_TASK INSTRUCTIONS_
Copy out the listing that follows, exact in every word, and skip the images.

_SUPPLIED INFORMATION_

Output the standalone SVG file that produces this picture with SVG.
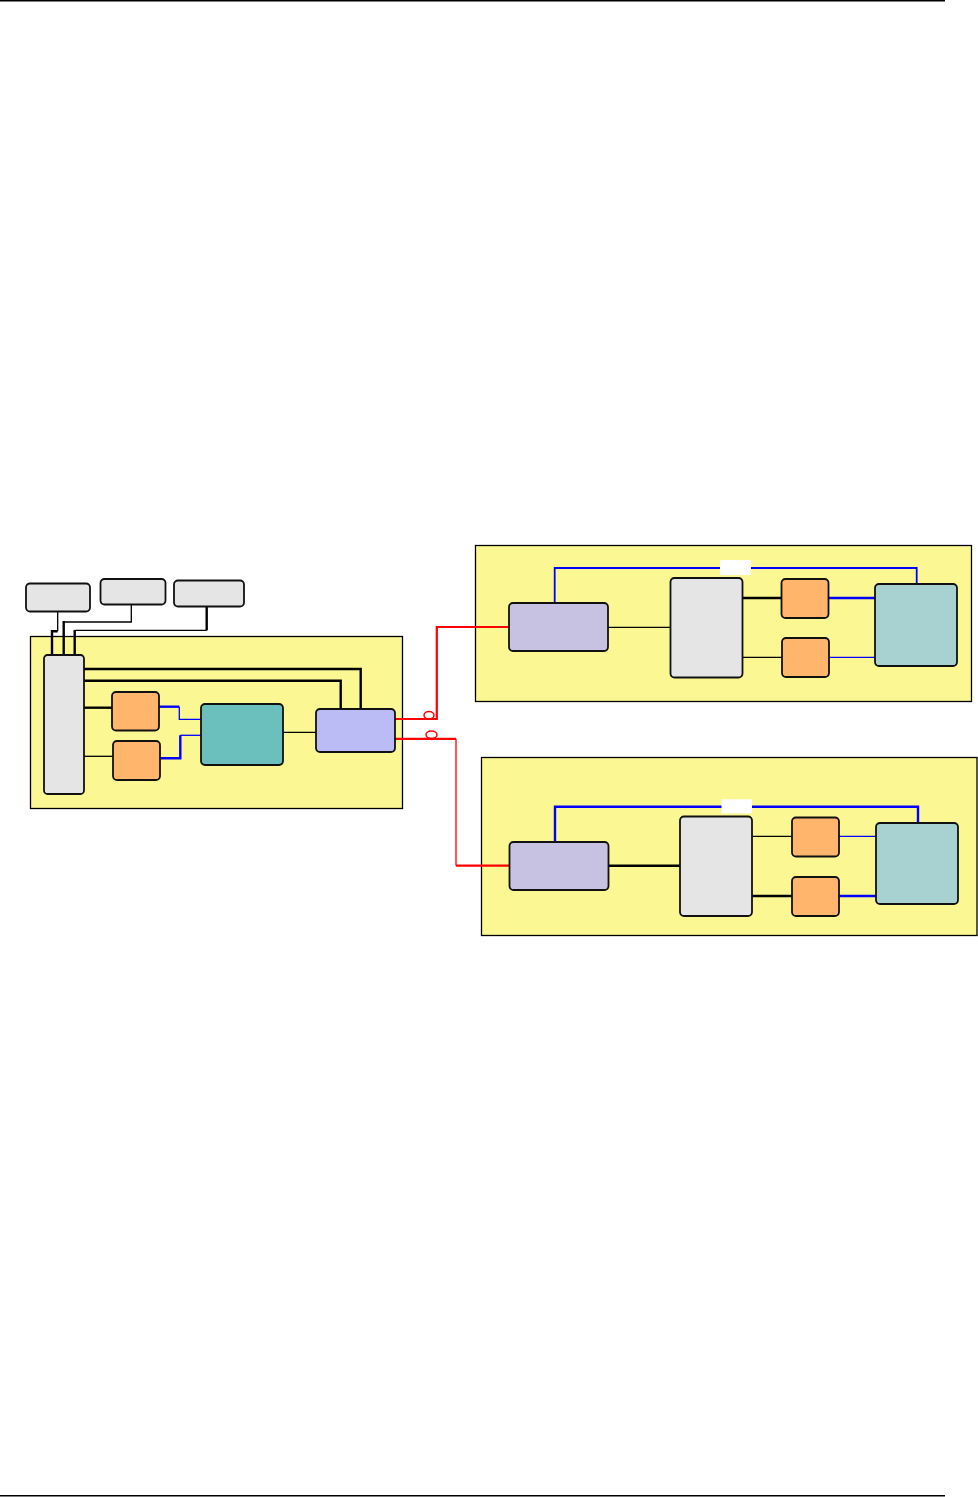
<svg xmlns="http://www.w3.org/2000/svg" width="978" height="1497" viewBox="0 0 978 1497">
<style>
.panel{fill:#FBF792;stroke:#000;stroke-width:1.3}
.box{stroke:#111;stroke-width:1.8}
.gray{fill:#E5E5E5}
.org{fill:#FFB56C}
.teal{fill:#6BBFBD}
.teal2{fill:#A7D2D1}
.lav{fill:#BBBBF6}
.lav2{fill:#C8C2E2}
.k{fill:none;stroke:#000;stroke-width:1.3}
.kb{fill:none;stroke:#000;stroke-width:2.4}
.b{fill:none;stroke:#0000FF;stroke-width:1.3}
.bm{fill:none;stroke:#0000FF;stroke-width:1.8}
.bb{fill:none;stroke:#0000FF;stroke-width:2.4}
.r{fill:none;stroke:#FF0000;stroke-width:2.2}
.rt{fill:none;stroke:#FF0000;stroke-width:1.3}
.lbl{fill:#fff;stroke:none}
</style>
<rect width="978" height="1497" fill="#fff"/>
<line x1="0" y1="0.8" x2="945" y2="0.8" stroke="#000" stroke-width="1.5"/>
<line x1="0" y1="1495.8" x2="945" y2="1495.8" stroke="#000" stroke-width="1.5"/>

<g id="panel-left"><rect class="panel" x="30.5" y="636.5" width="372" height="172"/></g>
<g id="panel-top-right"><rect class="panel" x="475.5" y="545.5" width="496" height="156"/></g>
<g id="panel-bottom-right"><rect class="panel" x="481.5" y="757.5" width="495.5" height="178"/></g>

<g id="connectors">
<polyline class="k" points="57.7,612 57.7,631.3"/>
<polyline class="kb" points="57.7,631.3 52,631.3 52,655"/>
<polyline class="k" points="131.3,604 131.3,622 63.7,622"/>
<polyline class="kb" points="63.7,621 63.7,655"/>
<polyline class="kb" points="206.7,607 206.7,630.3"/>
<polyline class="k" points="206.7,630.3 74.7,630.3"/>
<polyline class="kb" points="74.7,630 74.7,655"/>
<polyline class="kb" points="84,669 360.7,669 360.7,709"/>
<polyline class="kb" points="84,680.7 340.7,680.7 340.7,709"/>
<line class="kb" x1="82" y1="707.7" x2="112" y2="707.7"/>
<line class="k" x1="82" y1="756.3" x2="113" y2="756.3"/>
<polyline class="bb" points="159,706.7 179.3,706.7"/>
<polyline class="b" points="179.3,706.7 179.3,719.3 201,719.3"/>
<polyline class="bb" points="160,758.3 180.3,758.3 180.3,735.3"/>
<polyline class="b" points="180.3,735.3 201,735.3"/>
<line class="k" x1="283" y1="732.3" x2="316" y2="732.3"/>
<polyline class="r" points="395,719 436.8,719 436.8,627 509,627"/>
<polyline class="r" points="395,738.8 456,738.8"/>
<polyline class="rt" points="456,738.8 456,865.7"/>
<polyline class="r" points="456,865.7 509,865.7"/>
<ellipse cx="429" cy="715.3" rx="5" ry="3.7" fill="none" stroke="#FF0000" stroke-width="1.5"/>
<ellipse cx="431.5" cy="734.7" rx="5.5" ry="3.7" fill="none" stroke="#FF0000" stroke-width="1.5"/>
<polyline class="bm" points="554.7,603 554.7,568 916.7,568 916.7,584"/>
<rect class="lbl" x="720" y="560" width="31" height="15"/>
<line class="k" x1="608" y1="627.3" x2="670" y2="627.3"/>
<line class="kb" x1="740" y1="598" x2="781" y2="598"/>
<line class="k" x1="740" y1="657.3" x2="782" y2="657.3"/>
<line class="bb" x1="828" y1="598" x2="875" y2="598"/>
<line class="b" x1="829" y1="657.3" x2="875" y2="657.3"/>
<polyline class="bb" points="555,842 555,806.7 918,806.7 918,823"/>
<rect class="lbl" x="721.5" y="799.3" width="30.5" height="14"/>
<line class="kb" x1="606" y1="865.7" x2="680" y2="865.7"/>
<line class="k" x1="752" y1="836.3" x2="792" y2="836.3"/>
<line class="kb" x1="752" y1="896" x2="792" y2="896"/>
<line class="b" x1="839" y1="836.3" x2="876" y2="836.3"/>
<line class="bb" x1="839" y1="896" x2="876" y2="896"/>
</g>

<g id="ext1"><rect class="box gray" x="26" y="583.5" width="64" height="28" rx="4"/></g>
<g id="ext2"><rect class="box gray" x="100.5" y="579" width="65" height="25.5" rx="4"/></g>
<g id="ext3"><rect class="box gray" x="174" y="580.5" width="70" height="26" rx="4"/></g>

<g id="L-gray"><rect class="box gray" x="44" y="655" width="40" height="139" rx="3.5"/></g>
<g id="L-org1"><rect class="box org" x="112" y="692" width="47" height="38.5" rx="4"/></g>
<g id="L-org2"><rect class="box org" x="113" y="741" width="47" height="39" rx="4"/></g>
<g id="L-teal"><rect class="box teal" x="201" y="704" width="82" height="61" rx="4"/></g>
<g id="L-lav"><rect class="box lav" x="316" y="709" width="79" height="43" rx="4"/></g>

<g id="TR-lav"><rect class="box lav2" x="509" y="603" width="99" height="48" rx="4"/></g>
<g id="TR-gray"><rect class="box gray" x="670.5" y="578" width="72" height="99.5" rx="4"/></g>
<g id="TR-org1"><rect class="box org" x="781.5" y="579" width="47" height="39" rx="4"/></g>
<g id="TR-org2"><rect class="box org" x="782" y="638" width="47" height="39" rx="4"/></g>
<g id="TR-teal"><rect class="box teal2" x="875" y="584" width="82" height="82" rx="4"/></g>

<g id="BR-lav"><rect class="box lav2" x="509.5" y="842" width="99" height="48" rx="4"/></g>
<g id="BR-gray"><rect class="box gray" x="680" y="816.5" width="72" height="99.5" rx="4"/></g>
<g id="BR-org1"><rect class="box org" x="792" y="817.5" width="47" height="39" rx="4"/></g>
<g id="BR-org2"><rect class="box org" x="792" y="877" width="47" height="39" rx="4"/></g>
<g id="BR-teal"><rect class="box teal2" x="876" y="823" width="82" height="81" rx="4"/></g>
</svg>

_RESULT BELOW_
Output the standalone SVG file that produces this picture with SVG.
<svg xmlns="http://www.w3.org/2000/svg" width="978" height="1497" viewBox="0 0 978 1497">
<style>
.panel{fill:#FBF792;stroke:#000;stroke-width:1.3}
.box{stroke:#111;stroke-width:1.8}
.gray{fill:#E5E5E5}
.org{fill:#FFB56C}
.teal{fill:#6BBFBD}
.teal2{fill:#A7D2D1}
.lav{fill:#BBBBF6}
.lav2{fill:#C8C2E2}
.k{fill:none;stroke:#000;stroke-width:1.3}
.kb{fill:none;stroke:#000;stroke-width:2.4}
.b{fill:none;stroke:#0000FF;stroke-width:1.3}
.bm{fill:none;stroke:#0000FF;stroke-width:1.8}
.bb{fill:none;stroke:#0000FF;stroke-width:2.4}
.r{fill:none;stroke:#FF0000;stroke-width:2.2}
.rt{fill:none;stroke:#FF0000;stroke-width:1.3}
.lbl{fill:#fff;stroke:none}
</style>
<rect width="978" height="1497" fill="#fff"/>
<line x1="0" y1="0.8" x2="945" y2="0.8" stroke="#000" stroke-width="1.5"/>
<line x1="0" y1="1495.8" x2="945" y2="1495.8" stroke="#000" stroke-width="1.5"/>

<g id="panel-left"><rect class="panel" x="30.5" y="636.5" width="372" height="172"/></g>
<g id="panel-top-right"><rect class="panel" x="475.5" y="545.5" width="496" height="156"/></g>
<g id="panel-bottom-right"><rect class="panel" x="481.5" y="757.5" width="495.5" height="178"/></g>

<g id="connectors">
<polyline class="k" points="57.7,612 57.7,631.3"/>
<polyline class="kb" points="57.7,631.3 52,631.3 52,655"/>
<polyline class="k" points="131.3,604 131.3,622 63.7,622"/>
<polyline class="kb" points="63.7,621 63.7,655"/>
<polyline class="kb" points="206.7,607 206.7,630.3"/>
<polyline class="k" points="206.7,630.3 74.7,630.3"/>
<polyline class="kb" points="74.7,630 74.7,655"/>
<polyline class="kb" points="84,669 360.7,669 360.7,709"/>
<polyline class="kb" points="84,680.7 340.7,680.7 340.7,709"/>
<line class="kb" x1="82" y1="707.7" x2="112" y2="707.7"/>
<line class="k" x1="82" y1="756.3" x2="113" y2="756.3"/>
<polyline class="bb" points="159,706.7 179.3,706.7"/>
<polyline class="b" points="179.3,706.7 179.3,719.3 201,719.3"/>
<polyline class="bb" points="160,758.3 180.3,758.3 180.3,735.3"/>
<polyline class="b" points="180.3,735.3 201,735.3"/>
<line class="k" x1="283" y1="732.3" x2="316" y2="732.3"/>
<polyline class="r" points="395,719 436.8,719 436.8,627 509,627"/>
<polyline class="r" points="395,738.8 456,738.8"/>
<polyline class="rt" points="456,738.8 456,865.7"/>
<polyline class="r" points="456,865.7 509,865.7"/>
<ellipse cx="429" cy="715.3" rx="5" ry="3.7" fill="none" stroke="#FF0000" stroke-width="1.5"/>
<ellipse cx="431.5" cy="734.7" rx="5.5" ry="3.7" fill="none" stroke="#FF0000" stroke-width="1.5"/>
<polyline class="bm" points="554.7,603 554.7,568 916.7,568 916.7,584"/>
<rect class="lbl" x="720" y="560" width="31" height="15"/>
<line class="k" x1="608" y1="627.3" x2="670" y2="627.3"/>
<line class="kb" x1="740" y1="598" x2="781" y2="598"/>
<line class="k" x1="740" y1="657.3" x2="782" y2="657.3"/>
<line class="bb" x1="828" y1="598" x2="875" y2="598"/>
<line class="b" x1="829" y1="657.3" x2="875" y2="657.3"/>
<polyline class="bb" points="555,842 555,806.7 918,806.7 918,823"/>
<rect class="lbl" x="721.5" y="799.3" width="30.5" height="14"/>
<line class="kb" x1="606" y1="865.7" x2="680" y2="865.7"/>
<line class="k" x1="752" y1="836.3" x2="792" y2="836.3"/>
<line class="kb" x1="752" y1="896" x2="792" y2="896"/>
<line class="b" x1="839" y1="836.3" x2="876" y2="836.3"/>
<line class="bb" x1="839" y1="896" x2="876" y2="896"/>
</g>

<g id="ext1"><rect class="box gray" x="26" y="583.5" width="64" height="28" rx="4"/></g>
<g id="ext2"><rect class="box gray" x="100.5" y="579" width="65" height="25.5" rx="4"/></g>
<g id="ext3"><rect class="box gray" x="174" y="580.5" width="70" height="26" rx="4"/></g>

<g id="L-gray"><rect class="box gray" x="44" y="655" width="40" height="139" rx="3.5"/></g>
<g id="L-org1"><rect class="box org" x="112" y="692" width="47" height="38.5" rx="4"/></g>
<g id="L-org2"><rect class="box org" x="113" y="741" width="47" height="39" rx="4"/></g>
<g id="L-teal"><rect class="box teal" x="201" y="704" width="82" height="61" rx="4"/></g>
<g id="L-lav"><rect class="box lav" x="316" y="709" width="79" height="43" rx="4"/></g>

<g id="TR-lav"><rect class="box lav2" x="509" y="603" width="99" height="48" rx="4"/></g>
<g id="TR-gray"><rect class="box gray" x="670.5" y="578" width="72" height="99.5" rx="4"/></g>
<g id="TR-org1"><rect class="box org" x="781.5" y="579" width="47" height="39" rx="4"/></g>
<g id="TR-org2"><rect class="box org" x="782" y="638" width="47" height="39" rx="4"/></g>
<g id="TR-teal"><rect class="box teal2" x="875" y="584" width="82" height="82" rx="4"/></g>

<g id="BR-lav"><rect class="box lav2" x="509.5" y="842" width="99" height="48" rx="4"/></g>
<g id="BR-gray"><rect class="box gray" x="680" y="816.5" width="72" height="99.5" rx="4"/></g>
<g id="BR-org1"><rect class="box org" x="792" y="817.5" width="47" height="39" rx="4"/></g>
<g id="BR-org2"><rect class="box org" x="792" y="877" width="47" height="39" rx="4"/></g>
<g id="BR-teal"><rect class="box teal2" x="876" y="823" width="82" height="81" rx="4"/></g>
</svg>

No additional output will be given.